**Short task:**
Starting at the top of the listing, extract every line up to and including the one with "const xAxisTitle = 'm/z-->';". Pictures stay out of the copy.

**Given data:**

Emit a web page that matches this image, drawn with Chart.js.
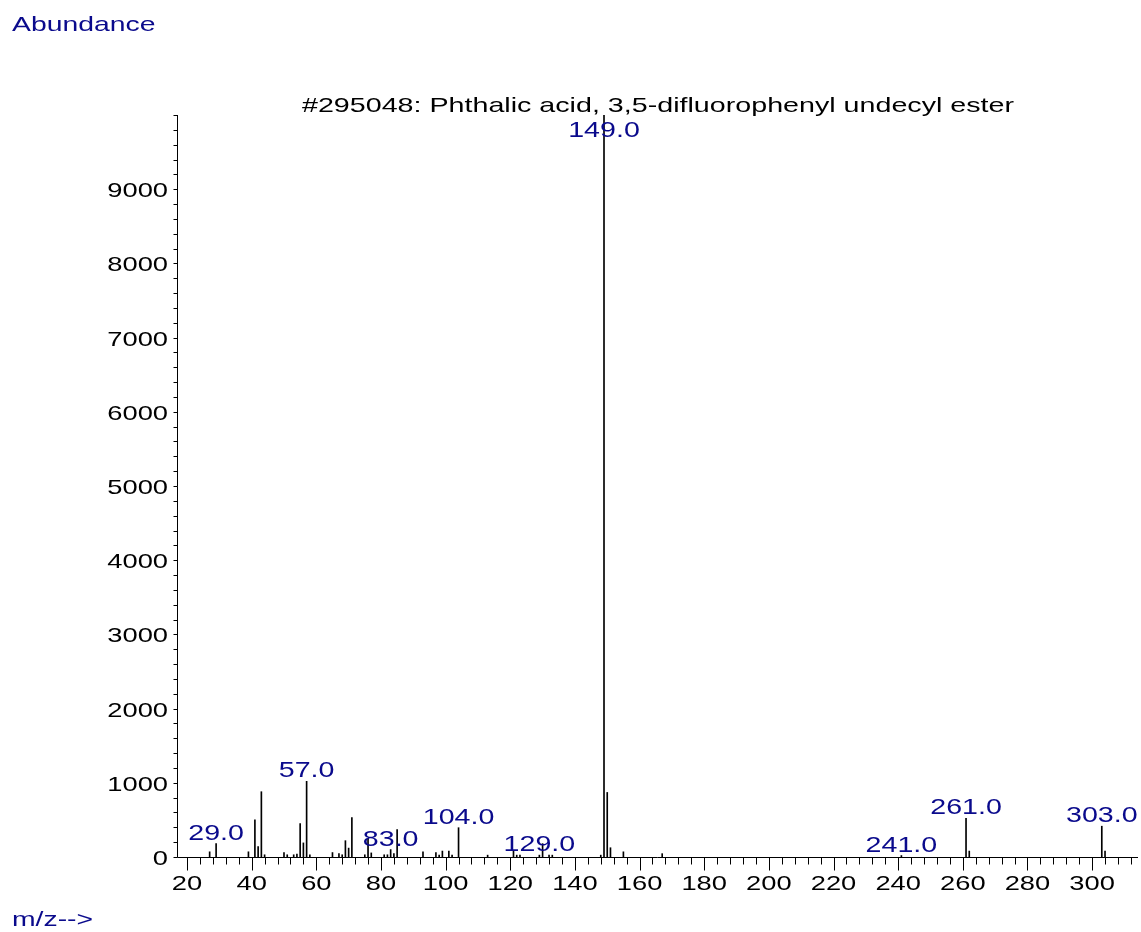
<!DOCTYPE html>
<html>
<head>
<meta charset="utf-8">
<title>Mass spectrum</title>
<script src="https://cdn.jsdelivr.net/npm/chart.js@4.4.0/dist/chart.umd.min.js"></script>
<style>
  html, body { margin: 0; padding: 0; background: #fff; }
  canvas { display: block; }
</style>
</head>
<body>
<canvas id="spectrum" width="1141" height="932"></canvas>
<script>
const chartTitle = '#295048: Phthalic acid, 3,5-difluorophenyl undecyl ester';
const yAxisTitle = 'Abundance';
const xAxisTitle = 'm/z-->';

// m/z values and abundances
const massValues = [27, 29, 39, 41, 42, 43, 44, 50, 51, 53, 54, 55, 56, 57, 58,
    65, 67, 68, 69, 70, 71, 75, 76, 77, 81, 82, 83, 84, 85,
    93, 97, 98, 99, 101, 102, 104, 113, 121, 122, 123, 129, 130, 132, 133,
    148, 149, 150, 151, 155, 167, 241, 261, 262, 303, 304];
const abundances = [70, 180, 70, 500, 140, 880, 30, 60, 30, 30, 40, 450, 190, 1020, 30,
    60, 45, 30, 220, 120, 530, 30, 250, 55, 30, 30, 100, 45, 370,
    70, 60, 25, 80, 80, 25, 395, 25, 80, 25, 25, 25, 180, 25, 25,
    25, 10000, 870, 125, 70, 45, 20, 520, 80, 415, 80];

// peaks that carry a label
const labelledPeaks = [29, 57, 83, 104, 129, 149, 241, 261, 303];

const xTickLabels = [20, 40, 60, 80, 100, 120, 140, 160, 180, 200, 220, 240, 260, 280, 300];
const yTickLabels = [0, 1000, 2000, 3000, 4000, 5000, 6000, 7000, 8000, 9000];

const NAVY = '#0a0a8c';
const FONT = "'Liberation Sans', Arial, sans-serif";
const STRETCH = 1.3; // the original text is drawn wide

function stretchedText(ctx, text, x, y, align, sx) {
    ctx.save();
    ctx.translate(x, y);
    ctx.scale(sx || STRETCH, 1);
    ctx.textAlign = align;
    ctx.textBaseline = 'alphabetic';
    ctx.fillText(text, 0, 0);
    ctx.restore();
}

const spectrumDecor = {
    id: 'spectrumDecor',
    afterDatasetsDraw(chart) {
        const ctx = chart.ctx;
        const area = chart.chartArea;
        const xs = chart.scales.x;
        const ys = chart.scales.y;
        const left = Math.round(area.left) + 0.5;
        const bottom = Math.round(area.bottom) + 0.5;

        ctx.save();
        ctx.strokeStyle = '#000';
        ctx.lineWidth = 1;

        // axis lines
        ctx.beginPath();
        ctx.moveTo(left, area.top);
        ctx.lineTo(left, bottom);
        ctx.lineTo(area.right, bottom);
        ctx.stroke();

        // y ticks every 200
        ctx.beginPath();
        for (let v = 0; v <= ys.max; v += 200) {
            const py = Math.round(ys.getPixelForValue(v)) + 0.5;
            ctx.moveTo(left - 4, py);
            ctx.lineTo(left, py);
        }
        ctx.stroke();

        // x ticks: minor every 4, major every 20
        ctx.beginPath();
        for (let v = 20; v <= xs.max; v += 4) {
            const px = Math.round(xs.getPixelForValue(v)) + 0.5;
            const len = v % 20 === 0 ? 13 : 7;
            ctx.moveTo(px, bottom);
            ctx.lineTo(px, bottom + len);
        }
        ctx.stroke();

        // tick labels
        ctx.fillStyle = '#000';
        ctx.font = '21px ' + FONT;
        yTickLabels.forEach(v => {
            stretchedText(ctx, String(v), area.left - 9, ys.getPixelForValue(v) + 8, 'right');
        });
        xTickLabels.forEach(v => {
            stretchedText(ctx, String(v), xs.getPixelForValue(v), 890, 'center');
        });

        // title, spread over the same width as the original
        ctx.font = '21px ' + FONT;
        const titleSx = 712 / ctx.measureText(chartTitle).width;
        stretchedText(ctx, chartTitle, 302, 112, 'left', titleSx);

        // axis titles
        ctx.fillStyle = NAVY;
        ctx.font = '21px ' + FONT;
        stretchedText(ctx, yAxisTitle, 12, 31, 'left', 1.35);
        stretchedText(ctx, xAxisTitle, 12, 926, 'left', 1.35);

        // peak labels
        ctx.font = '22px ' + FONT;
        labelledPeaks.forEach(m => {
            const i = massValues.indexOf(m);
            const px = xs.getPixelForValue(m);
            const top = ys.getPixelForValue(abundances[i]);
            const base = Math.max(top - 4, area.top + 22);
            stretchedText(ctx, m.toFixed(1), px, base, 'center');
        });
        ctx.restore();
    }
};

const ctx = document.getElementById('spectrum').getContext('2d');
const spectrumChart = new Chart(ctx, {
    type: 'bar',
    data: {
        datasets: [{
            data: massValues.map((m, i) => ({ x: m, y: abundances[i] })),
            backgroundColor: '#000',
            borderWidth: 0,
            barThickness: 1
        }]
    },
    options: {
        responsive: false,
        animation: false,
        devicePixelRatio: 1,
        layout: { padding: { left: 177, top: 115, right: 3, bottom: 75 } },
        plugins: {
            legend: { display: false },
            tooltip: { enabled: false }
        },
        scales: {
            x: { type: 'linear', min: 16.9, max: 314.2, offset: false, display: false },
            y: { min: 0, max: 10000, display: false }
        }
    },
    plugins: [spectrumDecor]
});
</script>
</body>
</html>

**Answer to this problem:**
Emit a web page that matches this image, drawn with Chart.js.
<!DOCTYPE html>
<html>
<head>
<meta charset="utf-8">
<title>Mass spectrum</title>
<script src="https://cdn.jsdelivr.net/npm/chart.js@4.4.0/dist/chart.umd.min.js"></script>
<style>
  html, body { margin: 0; padding: 0; background: #fff; }
  canvas { display: block; }
</style>
</head>
<body>
<canvas id="spectrum" width="1141" height="932"></canvas>
<script>
const chartTitle = '#295048: Phthalic acid, 3,5-difluorophenyl undecyl ester';
const yAxisTitle = 'Abundance';
const xAxisTitle = 'm/z-->';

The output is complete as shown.